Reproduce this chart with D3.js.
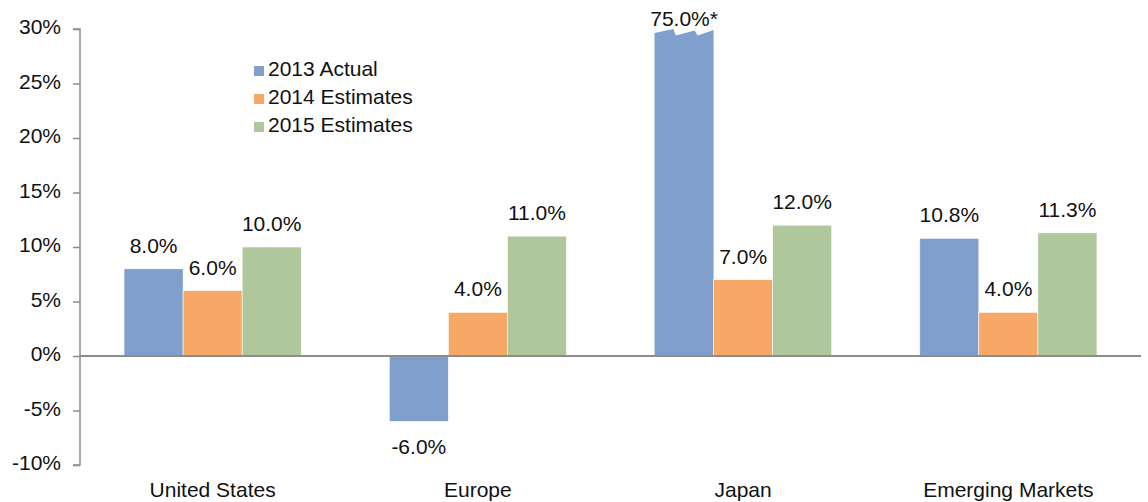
<!DOCTYPE html>
<html>
<head>
<meta charset="utf-8">
<script src="https://cdn.jsdelivr.net/npm/d3@7/dist/d3.min.js"></script>
<style>
  html, body { margin: 0; padding: 0; background: #fff; }
  svg { display: block; font-family: "Liberation Sans", Arial, sans-serif; }
</style>
</head>
<body>
<svg id="chart" width="1148" height="502"></svg>
<script>
// Regions and yearly growth (percent)
const categories = ["United States", "Europe", "Japan", "Emerging Markets"];
const seriesNames = ["2013 Actual", "2014 Estimates", "2015 Estimates"];
const actual2013 = [8.0, -6.0, 75.0, 10.8];
const est2014 = [6.0, 4.0, 7.0, 4.0];
const est2015 = [10.0, 11.0, 12.0, 11.3];
const yTicks = [-10, -5, 0, 5, 10, 15, 20, 25, 30];
const valueLabels = [
  ["8.0%", "-6.0%", "75.0%*", "10.8%"],
  ["6.0%", "4.0%", "7.0%", "4.0%"],
  ["10.0%", "11.0%", "12.0%", "11.3%"]
];

const colors = ["#809fcc", "#f8a866", "#afc79b"];
const seriesValues = [actual2013, est2014, est2015];
const FS = 21;

const svg = d3.select("#chart");
const plotLeft = 80, plotRight = 1141, plotTop = 29, plotBottom = 465;
const yMax = 30;

const y = d3.scaleLinear().domain([-10, yMax]).range([plotBottom, plotTop]).clamp(true);
const x0 = d3.scaleBand().domain(categories).range([plotLeft, plotRight]).paddingInner(0.332).paddingOuter(0.166);
const x1 = d3.scaleBand().domain(seriesNames).range([0, x0.bandwidth()]);

// Flattened records
const rows = [];
categories.forEach((c, ci) => {
  seriesNames.forEach((s, si) => {
    rows.push({ cat: c, series: s, si, value: seriesValues[si][ci], label: valueLabels[si][ci] });
  });
});

// Bars
const g = svg.append("g");
rows.forEach(d => {
  const bx = x0(d.cat) + x1(d.series);
  const bw = x1.bandwidth();
  const y0 = y(0);
  const yv = y(d.value);
  if (d.value > yMax) {
    // Off-scale bar: cut at the top of the axis with a broken edge
    const t = yv;
    const pts = [
      [bx, y0], [bx, t + 4],
      [bx + bw * 0.32, t], [bx + bw * 0.36, t + 6.5],
      [bx + bw * 0.68, t + 1.5], [bx + bw * 0.73, t + 6.5],
      [bx + bw, t + 1], [bx + bw, y0]
    ];
    g.append("path")
      .attr("d", d3.line()(pts) + "Z")
      .attr("fill", colors[d.si]);
  } else {
    g.append("rect")
      .attr("x", bx)
      .attr("y", Math.min(y0, yv))
      .attr("width", bw)
      .attr("height", Math.abs(yv - y0))
      .attr("fill", colors[d.si])
      .attr("stroke", "#fff")
      .attr("stroke-width", 0.6);
  }
});

// Value labels
svg.append("g").selectAll("text").data(rows).join("text")
  .attr("x", d => x0(d.cat) + x1(d.series) + x1.bandwidth() / 2)
  .attr("y", d => d.value > yMax ? y(d.value) - 3
                : d.value >= 0 ? y(d.value) - 16 : y(d.value) + 33)
  .attr("text-anchor", "middle")
  .attr("font-size", FS)
  .attr("fill", "#111")
  .text(d => d.label);

// Y axis
const yAxis = d3.axisLeft(y).tickValues(yTicks).tickSize(7).tickPadding(12)
  .tickFormat(d => d + "%");
const ya = svg.append("g").attr("transform", `translate(${plotLeft},0)`).call(yAxis);
ya.select(".domain").attr("stroke", "#8c8c8c").attr("stroke-width", 1.5)
  .attr("d", `M-7,${plotTop}H0V${plotBottom}H-7`);
ya.selectAll(".tick line").attr("stroke", "#8c8c8c").attr("stroke-width", 1.5);
ya.selectAll(".tick text").attr("font-size", FS).attr("fill", "#111")
  .attr("font-family", "Liberation Sans, Arial, sans-serif").attr("dy", "0.22em");

// Zero baseline
svg.append("line")
  .attr("x1", plotLeft).attr("x2", plotRight)
  .attr("y1", y(0)).attr("y2", y(0))
  .attr("stroke", "#8c8c8c").attr("stroke-width", 2);

// Category labels
svg.append("g").selectAll("text").data(categories).join("text")
  .attr("x", d => x0(d) + x0.bandwidth() / 2)
  .attr("y", 497)
  .attr("text-anchor", "middle")
  .attr("font-size", FS)
  .attr("fill", "#111")
  .text(d => d);

// Legend
const lg = svg.append("g").attr("transform", "translate(254,0)");
seriesNames.forEach((s, i) => {
  const by = 76 + i * 28;
  lg.append("rect").attr("x", 0).attr("y", by - 10).attr("width", 10).attr("height", 10)
    .attr("fill", colors[i]);
  lg.append("text").attr("x", 14).attr("y", by).attr("font-size", FS).attr("fill", "#111").text(s);
});
</script>
</body>
</html>
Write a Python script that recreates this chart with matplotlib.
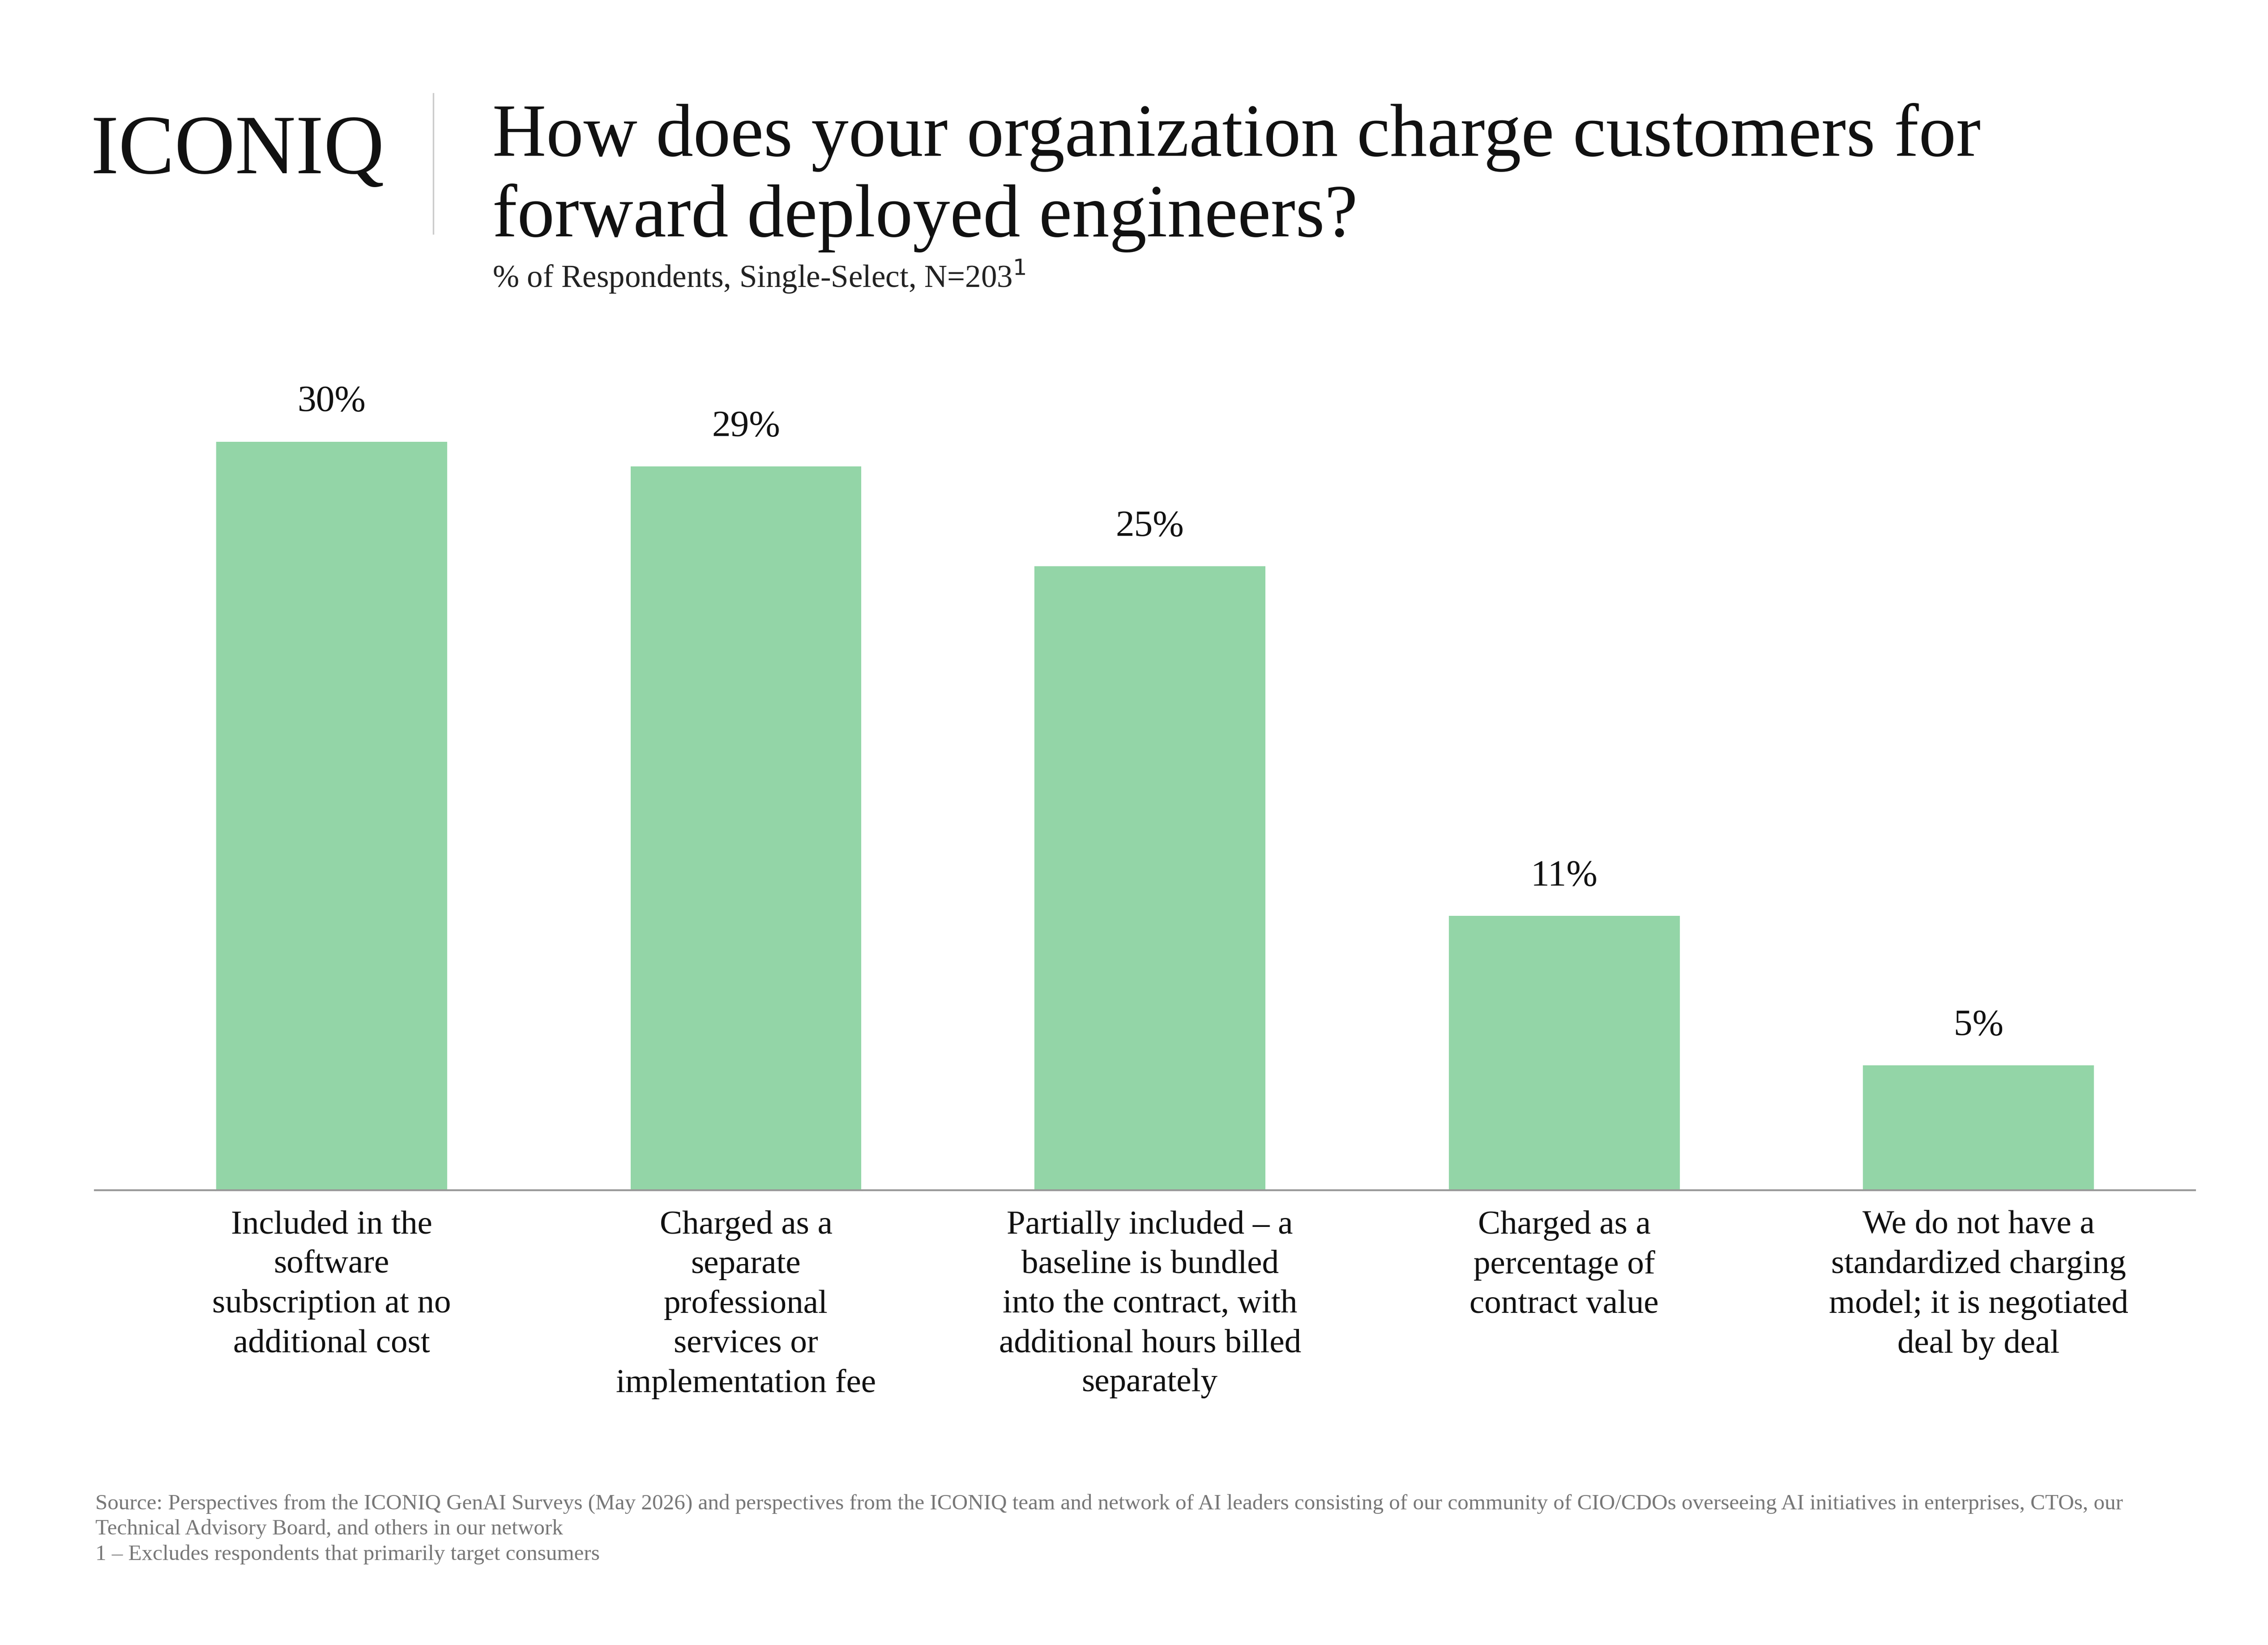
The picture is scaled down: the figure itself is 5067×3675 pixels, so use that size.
import matplotlib.pyplot as plt

categories = [
    "Included in the\nsoftware\nsubscription at no\nadditional cost",
    "Charged as a\nseparate\nprofessional\nservices or\nimplementation fee",
    "Partially included – a\nbaseline is bundled\ninto the contract, with\nadditional hours billed\nseparately",
    "Charged as a\npercentage of\ncontract value",
    "We do not have a\nstandardized charging\nmodel; it is negotiated\ndeal by deal",
]
values = [30, 29, 25, 11, 5]
positions = [0, 1.005, 1.985, 2.99, 3.995]

plt.rcParams['font.family'] = ['Liberation Serif', 'DejaVu Serif']
fig = plt.figure(figsize=(5067 / 300, 3675 / 300), dpi=300)
ax = fig.add_axes([0.0419, 0.2764, 0.9259, 0.5014])

ax.bar(positions, values, width=0.56, color="#93D5A7")
for x, v in zip(positions, values):
    ax.text(x, v + 0.9, f"{v}%", ha="center", va="bottom", fontsize=20, color="#111111")
for x, c in zip(positions, categories):
    ax.text(x, -0.8, c, ha="center", va="top", fontsize=18, color="#111111", linespacing=1.4)

ax.set_xlim(-0.574, 4.52)
ax.set_ylim(0, 33.05)
for s in ["top", "right", "left"]:
    ax.spines[s].set_visible(False)
ax.spines["bottom"].set_color("#999999")
ax.spines["bottom"].set_linewidth(1)
ax.set_xticks([])
ax.set_yticks([])

fig.text(0.040, 0.907, "ICONIQ", fontsize=45, va="center", ha="left", color="#111111")
fig.add_artist(plt.Line2D([0.191, 0.191], [0.858, 0.943], color="#cccccc", lw=0.8))
fig.text(0.217, 0.892, "How does your organization charge customers for\nforward deployed engineers?",
         fontsize=40, va="center", ha="left", color="#111111", linespacing=1.22)
fig.text(0.217, 0.832, "% of Respondents, Single-Select, N=203$^{1}$", fontsize=17,
         va="center", ha="left", color="#222222")
fig.text(0.042, 0.092,
         "Source: Perspectives from the ICONIQ GenAI Surveys (May 2026) and perspectives from the ICONIQ team and network of AI leaders consisting of our community of CIO/CDOs overseeing AI initiatives in enterprises, CTOs, our\n"
         "Technical Advisory Board, and others in our network\n"
         "1 – Excludes respondents that primarily target consumers",
         fontsize=11.8, va="top", ha="left", color="#777777", linespacing=1.35)

fig.savefig("out.png", dpi=300, facecolor="white")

Problem description: Taking the entries above, extract every line from the one bearing "Write a Python" through the one bearing "ax.set_yticks([])", exactly, with no pictures.

Written response:
Write a Python script that recreates this chart with matplotlib.
The picture is scaled down: the figure itself is 5067×3675 pixels, so use that size.
import matplotlib.pyplot as plt

categories = [
    "Included in the\nsoftware\nsubscription at no\nadditional cost",
    "Charged as a\nseparate\nprofessional\nservices or\nimplementation fee",
    "Partially included – a\nbaseline is bundled\ninto the contract, with\nadditional hours billed\nseparately",
    "Charged as a\npercentage of\ncontract value",
    "We do not have a\nstandardized charging\nmodel; it is negotiated\ndeal by deal",
]
values = [30, 29, 25, 11, 5]
positions = [0, 1.005, 1.985, 2.99, 3.995]

plt.rcParams['font.family'] = ['Liberation Serif', 'DejaVu Serif']
fig = plt.figure(figsize=(5067 / 300, 3675 / 300), dpi=300)
ax = fig.add_axes([0.0419, 0.2764, 0.9259, 0.5014])

ax.bar(positions, values, width=0.56, color="#93D5A7")
for x, v in zip(positions, values):
    ax.text(x, v + 0.9, f"{v}%", ha="center", va="bottom", fontsize=20, color="#111111")
for x, c in zip(positions, categories):
    ax.text(x, -0.8, c, ha="center", va="top", fontsize=18, color="#111111", linespacing=1.4)

ax.set_xlim(-0.574, 4.52)
ax.set_ylim(0, 33.05)
for s in ["top", "right", "left"]:
    ax.spines[s].set_visible(False)
ax.spines["bottom"].set_color("#999999")
ax.spines["bottom"].set_linewidth(1)
ax.set_xticks([])
ax.set_yticks([])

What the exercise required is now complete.